I love to travel. I like exploring and seeing new places. But like many, I find that my real life and the things in it that make it go keep me close to home more often than not.
You know, the home that still has a mortgage and a roof that needs replacing. The home that had a 15-year-old water heater give up the ghost last weekend (ironically while I was away from home) and left wet carpeting in two rooms as it’s farewell address. The end result being a plumber’s visit equal to another month’s mortgage payment. Flooring may or may not be salvaged.
But you get the drift, right? The majority of any travels for this guy, outside of this zip code, are few and far between.
So long ago, I decided if I was going to create any images worth looking at I’d better get creative. And so I used the locations and things I see everyday as my subjects. And the challenge of making them look like they could be in one of those exotic spots I’d love to have my passport stamped, makes it fun while I fix the gate latch or wash the car.
More recently, we’ve made friends with several couples who all enjoy camping in Vintage Travel Trailers. We do not have a “Vintage” Trailer, ourselves. But I have managed to become the “Guy Who Shoots Them” and have fallen in with these enthusiasts.
It’s a good fit. Besides the trailers and all the stuff that goes with them(and believe me, there’s more stuff than you could ever imagine). We’re all within the same Generation, or so. Most are empty-nesters or close to it. All travel without kids (if you don’t count dogs). So it’s always a good time to be had by all when we gather together.
One of the vaguely related activities most such gatherings seem generate is the need to visit as many Thrift Store and Antique Shops as can be found in the vicinity of the camp.
Now, by my count, there’s approximately 4 or 5 distinct reasons (excuses) for going to these places. For the record, I rarely if ever go to these kind of places on my own. So I have no reasons. But my wife does and so I know most of her reasons. But on these Vintage Trailer Safaris it’s mostly inspired by the womenfolk. The guys follow. Not that they are exempt from actually buying anything. But we tend to focus more on useable things or at least something we know we might resell at a profit. And we can help get the larger things into the back of our trucks when needed.

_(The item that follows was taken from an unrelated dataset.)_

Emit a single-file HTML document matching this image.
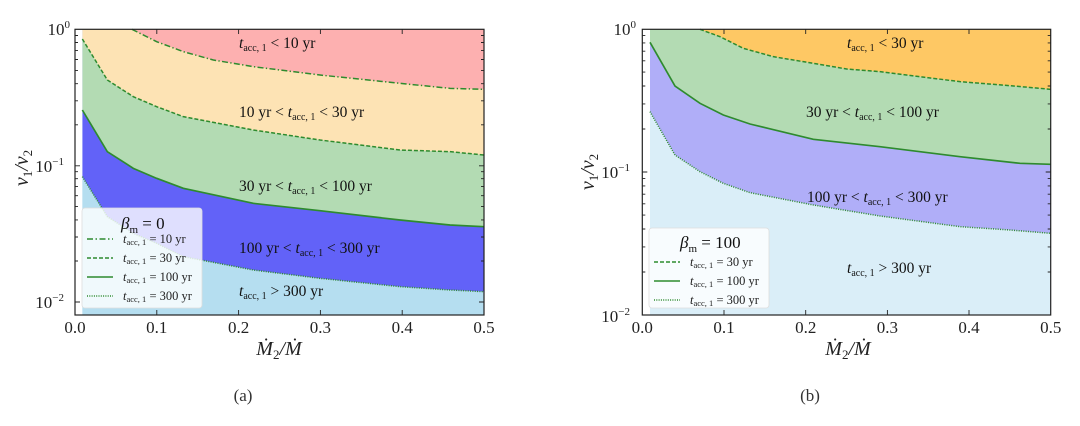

The girls are more likely to be hunting for things to use in craft projects or decorating and it’s upscale friend, accessorizing and do all of those with equal zeal.
My first time doing this with this group was a couple months ago and I made it through a whole weekend and dozens of shops without buying anything. I did get some fun shots with my phone’s camera.
So this time out I brought a real camera and found a lot of the shops with lots and lots of little still life set-ups in little niches in their shops where a consignment seller would set up their wares in interesting scenes. This time of year the universal theme is Christmas. But the idea is still the same. They go to great lengths to collect related things that go together nicely in these small scenes. And I can shoot them for free.
A couple of tricks I’ve learned thus far is…
- A Moderately wide lens will help in what often is tight quarters. Needless to say the-faster-the-better too. In this case I used an Olympus M. Zuiko Digital ED 12mm
- Fell free to move stuff to make the scene work for you. Careful there big fella. “You-broke-it-you-bought-it” still applies. Pay attention to price tags and stickers. You can clone a lot of them out of the shot. But it’s so much easier to edit if they are tucked away out of the shot.
- If you’re using available lighting, there’s often a mix of Incandescent and Fluorescent so you may have to play with your white balance. You also might need a tripod unless you’re willing to turn up your ISO.
- Go during off-peak times and days. Keeps people out of your shots.
At the very least, this gives me something to do while my wife and her gang do the serious shopping.
And that is just one of my cheap thrills and substitutes for “REAL” Travel photography. There’s are many others and we’ll share them in upcoming posts.